In bash scripts I like to use printf "%-20s" "some string"
to create columns that line up. That works great with regular text, but not really for multi-byte unicode, nor if using any kind of terminal decoration.
Works great:
for i in string longer_string Some_kind_of_monstrosity ; do
printf "%-20s" $i ; echo " OK"
done
Everything is reasonably well lined up:
string OK
longer_string OK
Some_kind_of_monstrosity OK
However - it doesn't work very well with multi-byte unicode or colour codes:
printred () { tput setaf 1; printf %b "$*"; tput sgr0; }
printf "%-20s" test ; echo " NOK"
printf "%-20s" $(printred RED) ; echo " NOK"
printf "%-20s" "★★★★" ; echo " NOK"
It looks like both the bash builtin printf
and the coreutils/printf simply count the number of bytes in the string, rather than how many character that will be visible on the output:
test NOK
RED NOK
★★★★ NOK
Is there a way to achieve this nicely in bash? (I'm using bash 5.0.17, but I'm not averse to using some other tool.)
I have found a potential answer:
printred () { tput setaf 1; printf %b "$*"; tput sgr0; }
/bin/printf "%s" test ; tput hpa 20; echo " OK"
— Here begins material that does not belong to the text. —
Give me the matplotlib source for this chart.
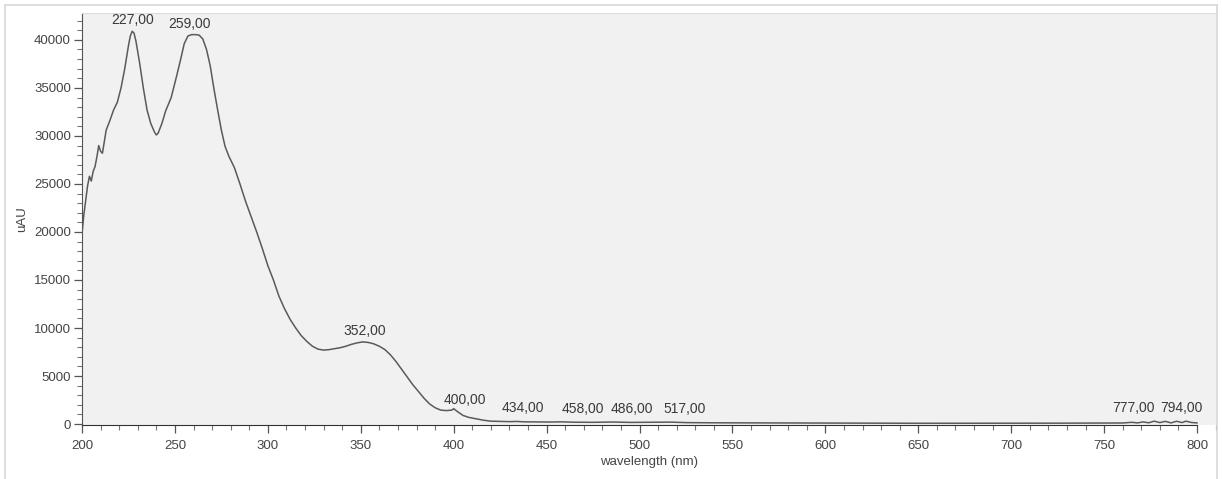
import matplotlib.pyplot as plt
from matplotlib.ticker import MultipleLocator
from matplotlib.lines import Line2D

plt.rcParams['font.family'] = ['Liberation Sans', 'DejaVu Sans']

# spectrum
wavelength = [200, 201, 202, 203, 204, 205, 206, 207, 208, 209, 210, 211, 212, 213,
              215, 217, 219, 221, 223, 224, 225, 226, 227, 228, 229, 231, 233, 235,
              237, 239, 240, 241, 243, 245, 248, 251, 253, 255, 257, 259, 261, 263,
              265, 267, 269, 271, 273, 275, 277, 279, 282, 285, 288, 291, 294, 297,
              300, 303, 306, 309, 312, 315, 318, 321, 324, 327, 330, 333, 336, 339,
              342, 345, 348, 351, 354, 357, 360, 363, 366, 369, 372, 375, 378, 381,
              384, 387, 390, 393, 396, 399, 400, 402, 405, 408, 412, 416, 420, 425,
              430, 434, 438, 445, 452, 458, 465, 475, 486, 495, 505, 517, 525, 540,
              560, 580, 600, 625, 650, 675, 700, 725, 750, 760, 765, 768, 771, 774,
              777, 780, 783, 786, 789, 792, 794, 797, 800]
absorbance = [19800, 21800, 23300, 24800, 25800, 25300, 26300, 26800, 27800, 29000, 28400, 28200, 29400, 30600,
              31600, 32700, 33500, 35000, 37000, 38200, 39400, 40400, 40900, 40700, 39900, 37600, 35000, 32700,
              31300, 30400, 30100, 30300, 31300, 32600, 34000, 36300, 37900, 39600, 40400, 40550, 40550, 40500,
              40100, 39000, 37300, 34900, 32700, 30600, 28900, 27900, 26700, 25000, 23200, 21600, 20000, 18300,
              16500, 15000, 13300, 12000, 10900, 10000, 9200, 8600, 8100, 7800, 7700, 7750, 7850, 7950,
              8100, 8300, 8450, 8550, 8500, 8350, 8100, 7750, 7200, 6500, 5700, 4900, 4100, 3400,
              2700, 2100, 1700, 1450, 1400, 1450, 1600, 1300, 900, 700, 550, 400, 300, 280,
              250, 270, 230, 220, 210, 230, 190, 180, 210, 170, 180, 200, 150, 130,
              120, 110, 100, 90, 80, 80, 80, 90, 100, 110, 180, 120, 220, 130,
              300, 150, 280, 120, 290, 150, 300, 160, 120]

peak_wl = [227, 259, 352, 400, 434, 458, 486, 517, 777, 794]
peak_val = [40900, 40550, 8550, 1600, 270, 230, 210, 200, 300, 300]
peak_text = ["227,00", "259,00", "352,00", "400,00", "434,00", "458,00",
             "486,00", "517,00", "777,00", "794,00"]
# label shift in pixels, as placed by the instrument software
label_dx = [0, -2, 0, 11, 6, 21, 18, 14, -21, -4]
label_dy = [4, 4, 4, 2, 6, 6, 6, 6, 6, 6]

W, H = 1222, 479
fig = plt.figure(figsize=(W / 100, H / 100), dpi=100)
fig.patch.set_facecolor('white')

# outer frame of the screenshot
frame = '#d8d8d8'
fig.add_artist(Line2D([5 / W, 5 / W], [0, 1 - 5 / H], color=frame, lw=1.2))
fig.add_artist(Line2D([1217 / W, 1217 / W], [0, 1 - 5 / H], color=frame, lw=1.2))
fig.add_artist(Line2D([5 / W, 1217 / W], [1 - 5 / H, 1 - 5 / H], color=frame, lw=1.2))

ax = fig.add_axes([82 / W, 54 / H, (1217 - 82) / W, (425 - 13) / H])
ax.set_facecolor('#f1f1f1')

ax.plot(wavelength, absorbance, color='#5a5a5a', lw=1.1)

for wl, v, t, dx, dy in zip(peak_wl, peak_val, peak_text, label_dx, label_dy):
    ax.annotate(t, xy=(wl, v), xytext=(dx, dy), textcoords='offset pixels',
                ha='center', va='bottom', fontsize=10, color='#3a3a3a')

px_per_nm = (1197 - 82) / 600
ax.set_xlim(200, 800 + (1217 - 1197) / px_per_nm)
ax.set_ylim(-100, 42800)

ax.xaxis.set_major_locator(MultipleLocator(50))
ax.xaxis.set_minor_locator(MultipleLocator(10))
ax.yaxis.set_major_locator(MultipleLocator(5000))
ax.yaxis.set_minor_locator(MultipleLocator(1000))
ax.set_xticks(range(200, 801, 50))

ax.spines['right'].set_visible(False)
ax.spines['top'].set_color('#dcdcdc')
ax.spines['left'].set_color('#555555')
ax.spines['bottom'].set_color('#333333')
ax.spines['bottom'].set_bounds(200, 800)

ax.tick_params(axis='both', which='major', labelsize=9.5, labelcolor='#444444',
               color='#555555', length=6, width=0.9, pad=2)
ax.tick_params(axis='both', which='minor', color='#777777', length=3.5, width=0.8)
ax.tick_params(axis='x', which='major', pad=5)

ax.set_xlabel("wavelength (nm)", fontsize=9.5, color='#444444', labelpad=3)
ax.set_ylabel("uAU", fontsize=9.5, color='#444444', labelpad=4)

fig.savefig('out.png', dpi=100)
/bin/printf "%s" $(printred RED) ; tput hpa 20; echo " OK"
/bin/printf "%s" "some kind of over-long line" ; tput hpa 20; echo " OK"
/bin/printf "%s" "★★★★" ; tput hpa 20; echo " OK"
This results in everything neatly lined up!
Even though over-long lines get truncated rather than pushing everything along. Which could be a bug or a feature depending on use-case. (By using a tput el
, to erase to the end-of-line it looks marginally neater.)